Archbishop to be chosen by e-mail

Published February 1, 2002

In a move designed to save thousands of dollars in travel expenses, eliminate an extra meeting and preserve summer vacations, the Ecclesiastical Province of Canada plans to vote for a new metropolitan by fax and e-mail.

The idea came from Rev. Alan Perry, an Internet-savvy priest from Pierrefonds, Que., who also set up and maintains the ecclesiastical province’s website at http://www.province-canada.anglican.org.

Mr. Perry figured the province would save more than $20,000 in travel costs alone by taking the electronic route in the election to replace Archbishop Arthur Peters of Nova Scotia and Prince Edward Island, whose retirement as metropolitan becomes effective this month (February).

The province was founded in 1860, and predates the national church by three decades. It includes seven dioceses: Montreal, Quebec, Fredericton, Nova Scotia and Prince Edward Island, Western Newfoundland, Central Newfoundland and Eastern Newfoundland and Labrador.

Timing also motivated Mr. Perry, who said in an interview that Archbishop Peters’ scheduled retirement date would have forced either a summer meeting of the provincial council, or an extra one in May ahead of the regularly scheduled provincial meeting usually held in September or October. The e-mail election has tentatively been scheduled for May.

(A metropolitan must be elected within six months of the retirement of his predecessor, or, in this case, by the end of August.)

The metropolitan chairs the house of bishops of his province, and presides over both provincial synod and provincial council meetings. He also serves as pastor to diocesan bishops.

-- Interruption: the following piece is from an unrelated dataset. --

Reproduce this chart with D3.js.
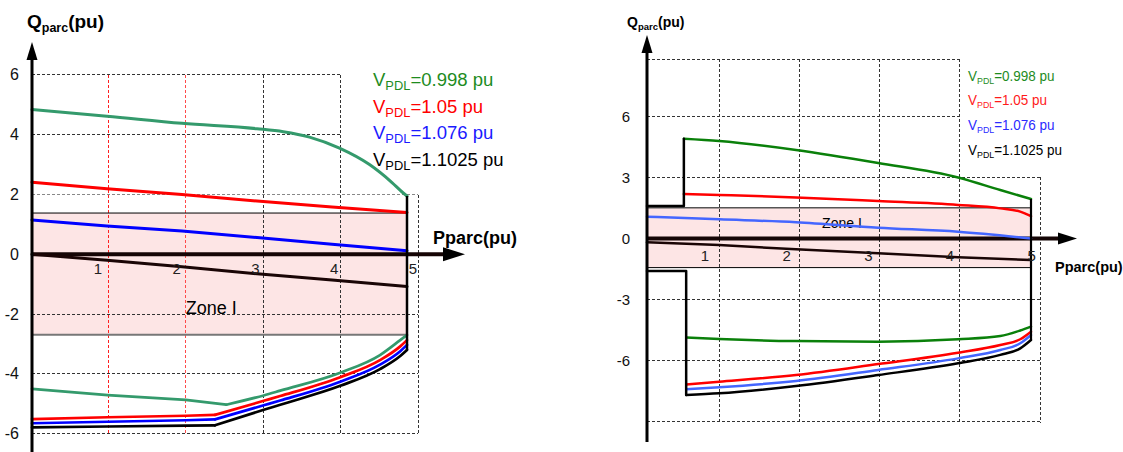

“Someone suggested we try to do it by conference call, but that would mean we’d have 30 people on the (telephone) line,” Mr. Perry said. “It also sets up logistical problems around how we would organize the scrutineers and how to preserve the anonymity of the ballot, because it’s a secret ballot.”

The suggestion of a conference call got Mr. Perry thinking, he said. “And so I suggested a combination of e-mail and fax.”

The thorniest problem was how to set up a protocol to protect the anonymity of the vote. That was addressed with the planned introduction of two scrutineers, both from outside the province and neither a member of council, with e-mail and fax capabilities. “For less than the cost of a council we could buy them each a computer and a fax,” Mr. Perry said.

Each voter will submit a ballot to both scrutineers, he said, who will in turn check with each other. People will have three days to submit their vote after receiving a list of candidates. In order to be elected, a metropolitan candidate must receive a majority in each of the three orders – bishops, clergy and laity.

Mr. Perry said scrutineers preserve the anonymity of the vote by destroying faxes and erasing e-mails after the voting is over.

The response to the idea, he added, “has been generally enthusiastic. There were some concerns, and we know that a certain element of trust is required.”